腎臓内科での実習中です。

本日は心電図と心エコーの実習をした後、教授に対して患者に関するプレゼンという内容でした。

教授から痛恨の一撃を受け続けて、あやうくもう少しでHPが切れてゲームオーバーになるところでした。

教授の指摘はあまりに的を得ていて、こちらはタジタジで、困ることしかできないくらいでした。


「透析」ってご存知でしょうか?

血液を自分自身で浄化することができなくなった腎不全患者に対して、機械で血液の浄化をしてあげることです。
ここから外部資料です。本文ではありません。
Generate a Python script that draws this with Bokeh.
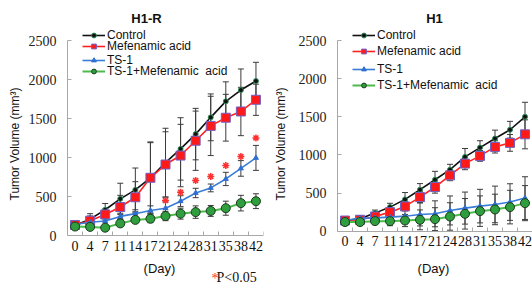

週に3回ほど、1回3~4時間、ベッドに横になって、腕に2箇所針をさして、血液を抜いて機械を通して、再び血管に戻すという作業をするものです。

残念なことに、透析患者は年々増加いています。

透析になる一番多い理由は糖尿病です。

糖尿病腎症という病気で、腎臓の働きが落ちてしまうものです。

糖尿病はおしっこに糖が混ざるだけの病気だと思っている人が多いです。

でも、糖尿病の本質は、体全体の血管がボロボロになる血管炎的な病気の側面ももちます。

毛細血管が腎臓で破綻すれば糖尿病腎症だし、網膜で破綻すれば糖尿病性網膜症で、失明理由第一は糖尿病です。

それだけ糖尿病は、私達の体を確実に蝕んでいくものです。


透析になっても、週3回行けばいいだけ、って思っている人も多い。

ひとりの患者を1年間透析をするのに、いくらかかるか知っていますか?

なんと、ひとりあたり500万円です。

全国に30万人近くの透析患者がいる。

ということは、なんと年間1.5兆円も、透析患者の生存のために、税金が使われていることになります。


1兆円の価値って、どれだけかというと・・・

北陸新幹線が長野から金沢まで先行開業して、のちに金沢から大阪までつながる予定ですが、この北陸新幹線の全区間建設費が、約1兆円です。

なんと、透析患者の生存させるためだけに、毎年北陸新幹線を作っているのと同じことをしているのです。



海外では、日本のように透析が一般化していません。

したがって、腎不全になれば、それは死を意味する国が普通なのです。

日本では、幸福か不幸か、透析で生存できてしまいます。

その反面、透析患者は生活が束縛されます。

また、国としても多大な予算が必要なことと、透析患者は身体障害者となるため、税金などの面で優遇するため、彼らを生かすことだけでそれ以上の負担をしているのです。



腎臓内科の先生も言っていましたが、透析で人を救うことが本当にいいことなのか。と・・・

例えば、1兆円の負担を、生活保護にまわしたら、経済苦を理由にした自殺者数が減るかもしれない。

透析って、結局のところ、根治治療ではなく、とりあえずの処置といったところです。

震災になれば透析を求めてウロウロするし、食事や運動は制限されて労働はできないし、遠出もできない。


透析じたいは悪くない。

でも、それを適用するかどうかの判断が大切となる。



親が透析が必要となったとき、家族は必ず透析してくれ、という。


先生が、「透析はしない!このまま最期をみとってあげる」という選択肢を強く推奨するのも、腎臓内科の仕事とおっしゃっていた。


人はいつか必ず死ぬ。

透析という技術があるばっかりに、それにすがって、命を少しでも伸ばそうとする。

でも、その自分勝手な判断が、医療者や医療費負担を圧迫している。


透析が必要なまでに腎機能が崩壊したということは、人として50%は死んでいる、と考えてもいいかもしれない。

たまたま日本に生まれたから、透析できちゃって、命が延ばされているだけなのだ。


本来なら、まもなく、尿毒症で死んでしまうのが、世の中の一般である。